On who's next... a couple of other universities are rumoured to be very nervously consulting their lawyers. I've heard mentioned a couple of urban northern post-92 universities with names rather similar to LMU, but that may have been my informants' guesswork. More generally, any university that doesn't, say, realise that while HEFCE auditors will want to see class registers but are more interested in coursework assessment records and exam attendance, UKBA auditors are far more interested in class registers than coursework assessment.
no subject
Date: 2012-08-30 11:09 pm (UTC)no subject
Date: 2012-08-30 11:29 pm (UTC)The obvious thing to do is independently verify existing visas including this year's intake but block them taking more international students without paying an external agency to verify the visa status as they are not competent.
Don't hurt the students but let the organisation take the hit, they've fucked up with plenty of warning.

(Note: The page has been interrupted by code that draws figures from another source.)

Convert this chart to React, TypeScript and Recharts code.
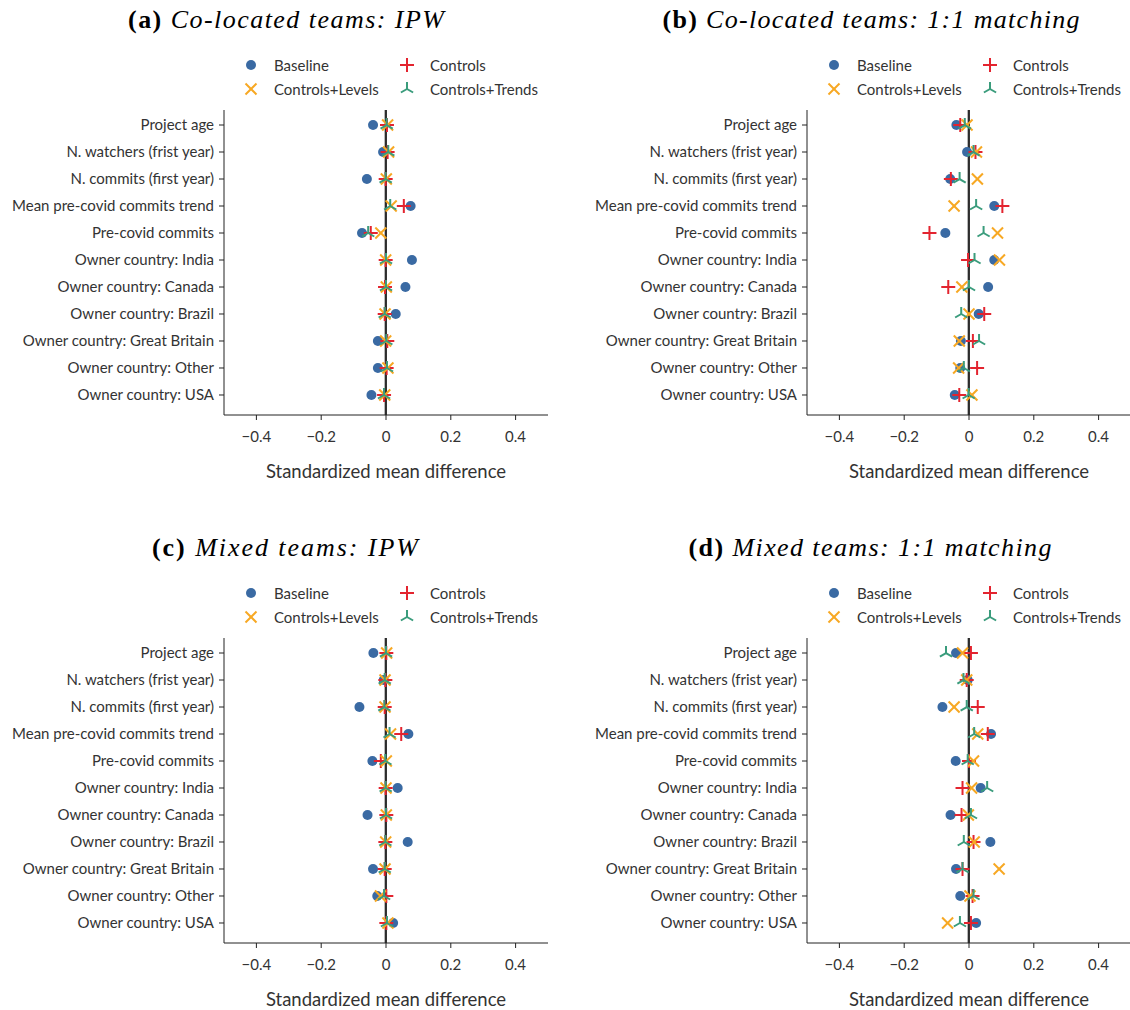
import React from 'react';
import { ScatterChart, Scatter, XAxis, YAxis, ReferenceLine } from 'recharts';

const CATEGORIES = [
  'Project age',
  'N. watchers (frist year)',
  'N. commits (first year)',
  'Mean pre-covid commits trend',
  'Pre-covid commits',
  'Owner country: India',
  'Owner country: Canada',
  'Owner country: Brazil',
  'Owner country: Great Britain',
  'Owner country: Other',
  'Owner country: USA',
];

const X_TICKS = [-0.4, -0.2, 0, 0.2, 0.4];
const SERIES_NAMES = ['Baseline', 'Controls', 'Controls+Levels', 'Controls+Trends'];

const A_BASELINE = [-0.040, -0.009, -0.059, 0.076, -0.074, 0.080, 0.060, 0.030, -0.025, -0.025, -0.045];
const A_CONTROLS = [0.003, 0.005, -0.001, 0.055, -0.047, -0.001, -0.003, -0.004, 0.004, 0.002, -0.006];
const A_LEVELS = [0.005, 0.008, 0.001, 0.016, -0.016, -0.001, 0.001, -0.003, -0.001, 0.006, -0.004];
const A_TRENDS = [0.002, 0.007, -0.001, 0.013, -0.055, 0.0, 0.0, -0.004, 0.001, 0.003, -0.006];

const B_BASELINE = [-0.039, -0.006, -0.058, 0.078, -0.073, 0.078, 0.059, 0.030, -0.025, -0.027, -0.044];
const B_CONTROLS = [-0.027, 0.020, -0.056, 0.103, -0.122, -0.003, -0.064, 0.047, 0.012, 0.025, -0.030];
const B_LEVELS = [-0.006, 0.023, 0.026, -0.046, 0.088, 0.094, -0.022, 0.000, -0.030, -0.032, 0.009];
const B_TRENDS = [-0.013, 0.014, -0.029, 0.022, 0.045, 0.017, 0.000, -0.024, 0.031, -0.016, -0.001];

const C_BASELINE = [-0.039, -0.007, -0.082, 0.069, -0.042, 0.036, -0.057, 0.067, -0.040, -0.027, 0.022];
const C_CONTROLS = [0.001, -0.002, -0.004, 0.047, -0.016, -0.001, 0.001, -0.002, -0.004, 0.001, 0.001];
const C_LEVELS = [0.002, -0.003, -0.003, 0.014, 0.001, 0.0, 0.001, -0.001, -0.003, -0.017, 0.006];
const C_TRENDS = [0.0, -0.004, -0.005, 0.011, -0.002, -0.001, 0.0, -0.002, -0.004, -0.006, 0.003];

const D_BASELINE = [-0.040, -0.004, -0.082, 0.068, -0.041, 0.036, -0.057, 0.066, -0.040, -0.027, 0.022];
const D_CONTROLS = [0.006, -0.007, 0.027, 0.058, 0.0, -0.020, -0.023, 0.014, -0.020, 0.011, 0.006];
const D_LEVELS = [-0.020, -0.007, -0.046, 0.027, 0.014, 0.008, -0.002, 0.016, 0.093, 0.003, -0.066];
const D_TRENDS = [-0.071, -0.017, -0.007, 0.016, -0.004, 0.056, 0.006, -0.016, -0.020, 0.014, -0.028];

const COLORS = {
  baseline: '#3a6aa3',
  controls: '#e3242f',
  levels: '#f7a823',
  trends: '#3a9c7c',
};

const FONT = 'Lato, "Noto Sans", sans-serif';
const TEXT = '#333333';
const AXIS = '#222222';

const toPoints = (vals: number[]) => vals.map((v, i) => ({ x: v, y: i }));

const Dot = (p: any) => <circle cx={p.cx} cy={p.cy} r={5} fill={COLORS.baseline} />;
const Plus = (p: any) => (
  <g stroke={COLORS.controls} strokeWidth={2}>
    <line x1={p.cx - 7} y1={p.cy} x2={p.cx + 7} y2={p.cy} />
    <line x1={p.cx} y1={p.cy - 7} x2={p.cx} y2={p.cy + 7} />
  </g>
);
const Cross = (p: any) => (
  <g stroke={COLORS.levels} strokeWidth={2}>
    <line x1={p.cx - 5.5} y1={p.cy - 5.5} x2={p.cx + 5.5} y2={p.cy + 5.5} />
    <line x1={p.cx - 5.5} y1={p.cy + 5.5} x2={p.cx + 5.5} y2={p.cy - 5.5} />
  </g>
);
const Tri = (p: any) => (
  <g stroke={COLORS.trends} strokeWidth={2}>
    <line x1={p.cx} y1={p.cy} x2={p.cx} y2={p.cy - 7} />
    <line x1={p.cx} y1={p.cy} x2={p.cx - 6.1} y2={p.cy + 3.5} />
    <line x1={p.cx} y1={p.cy} x2={p.cx + 6.1} y2={p.cy + 3.5} />
  </g>
);

const fmtX = (v: number) => (v === 0 ? '0' : v.toFixed(1).replace('-', '\u2212'));

type PanelProps = {
  left: number;
  top: number;
  width: number;
  marginRight: number;
  baseline: number[];
  controls: number[];
  levels: number[];
  trends: number[];
};

const Panel = ({ left, top, width, marginRight, baseline, controls, levels, trends }: PanelProps) => (
  <div style={{ position: 'absolute', left, top }}>
    <ScatterChart width={width} height={390} margin={{ top: 10, right: marginRight, bottom: 5, left: 10 }}>
      <XAxis
        type="number"
        dataKey="x"
        domain={[-0.5, 0.5]}
        ticks={X_TICKS}
        tickFormatter={fmtX}
        allowDataOverflow
        height={70}
        tickSize={5}
        tickMargin={11}
        stroke={AXIS}
        tick={{ fill: TEXT, fontSize: 15, fontFamily: FONT }}
        label={{ value: 'Standardized mean difference', position: 'insideBottom', offset: 7, fill: TEXT, fontSize: 18.5, fontFamily: FONT }}
      />
      <YAxis
        type="number"
        dataKey="y"
        domain={[-0.556, 10.741]}
        reversed
        allowDataOverflow
        ticks={CATEGORIES.map((_, i) => i)}
        tickFormatter={(v: number) => CATEGORIES[v] ?? ''}
        width={214}
        tickSize={5}
        tickMargin={5}
        interval={0}
        stroke={AXIS}
        tick={{ fill: TEXT, fontSize: 15, fontFamily: FONT }}
      />
      <ReferenceLine x={-0.002} stroke="#b0b0b0" strokeWidth={2.5} />
      <ReferenceLine x={0} stroke="#000000" strokeWidth={1.5} />
      <Scatter name={SERIES_NAMES[0]} data={toPoints(baseline)} shape={Dot} isAnimationActive={false} />
      <Scatter name={SERIES_NAMES[1]} data={toPoints(controls)} shape={Plus} isAnimationActive={false} />
      <Scatter name={SERIES_NAMES[2]} data={toPoints(levels)} shape={Cross} isAnimationActive={false} />
      <Scatter name={SERIES_NAMES[3]} data={toPoints(trends)} shape={Tri} isAnimationActive={false} />
    </ScatterChart>
  </div>
);

const LegendBox = ({ plotLeft, top }: { plotLeft: number; top: number }) => {
  const items = [
    { name: SERIES_NAMES[0], Shape: Dot, dx: 27, dy: 0 },
    { name: SERIES_NAMES[1], Shape: Plus, dx: 183, dy: 0 },
    { name: SERIES_NAMES[2], Shape: Cross, dx: 27, dy: 24 },
    { name: SERIES_NAMES[3], Shape: Tri, dx: 183, dy: 24 },
  ];
  return (
    <svg style={{ position: 'absolute', left: plotLeft, top: top - 14 }} width={330} height={54}>
      {items.map(({ name, Shape, dx, dy }) => (
        <g key={name}>
          <Shape cx={dx} cy={14 + dy} />
          <text x={dx + 23} y={14 + dy} dominantBaseline="central" fill={TEXT} fontSize={15} fontFamily={FONT}>
            {name}
          </text>
        </g>
      ))}
    </svg>
  );
};

const Title = ({ cx, y, tag, text, w }: { cx: number; y: number; tag: string; text: string; w: number }) => (
  <svg style={{ position: 'absolute', left: cx - 250, top: y - 22 }} width={500} height={44}>
    <text
      x={250 - w / 2}
      y={30}
      textLength={w}
      lengthAdjust="spacing"
      fontSize={26}
      fontFamily='"Liberation Serif", serif'
      fill="#000"
    >
      <tspan fontWeight="bold">{tag}</tspan>
      <tspan fontStyle="italic">{'\u00a0' + text}</tspan>
    </text>
  </svg>
);

export default function App() {
  return (
    <div style={{ position: 'absolute', left: 0, top: 0, width: 1130, height: 1010, overflow: 'hidden', background: '#fff' }}>
      <Title cx={286} y={20} tag="(a)" text="Co-located teams: IPW" w={316} />
      <Title cx={871} y={20} tag="(b)" text="Co-located teams: 1:1 matching" w={417} />
      <Title cx={285} y={548} tag="(c)" text="Mixed teams: IPW" w={266} />
      <Title cx={870} y={548} tag="(d)" text="Mixed teams: 1:1 matching" w={363} />
      <LegendBox plotLeft={224} top={65} />
      <LegendBox plotLeft={807} top={65} />
      <LegendBox plotLeft={224} top={593} />
      <LegendBox plotLeft={807} top={593} />
      <Panel left={0} top={100} width={560} marginRight={12} baseline={A_BASELINE} controls={A_CONTROLS} levels={A_LEVELS} trends={A_TRENDS} />
      <Panel left={583} top={100} width={548} marginRight={0} baseline={B_BASELINE} controls={B_CONTROLS} levels={B_LEVELS} trends={B_TRENDS} />
      <Panel left={0} top={628} width={560} marginRight={12} baseline={C_BASELINE} controls={C_CONTROLS} levels={C_LEVELS} trends={C_TRENDS} />
      <Panel left={583} top={628} width={548} marginRight={0} baseline={D_BASELINE} controls={D_CONTROLS} levels={D_LEVELS} trends={D_TRENDS} />
    </div>
  );
}
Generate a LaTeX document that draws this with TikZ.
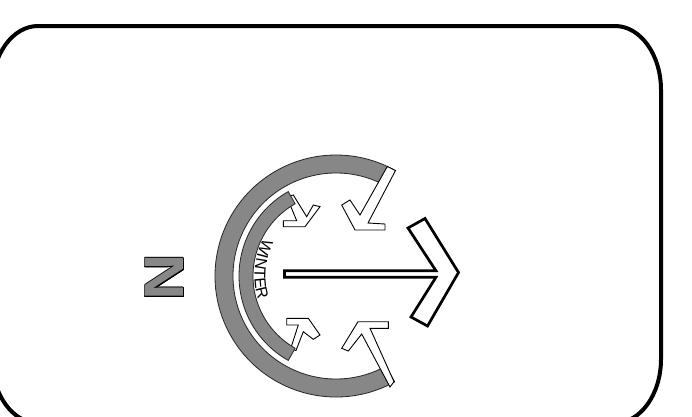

It's really not an unreasonable position, universities can grant visas to overseas students but in return they must make sure the students are showing up reasonably often and can speak the language the course is delivered in. How hard is that?
* nb. this is a rant against procedures and admin not the academic standards of which I have no knowledge.
no subject
Date: 2012-08-31 08:09 am (UTC)Given the minister's determination to pursue this matter we can only point out to him that this is a brave and original policy choice.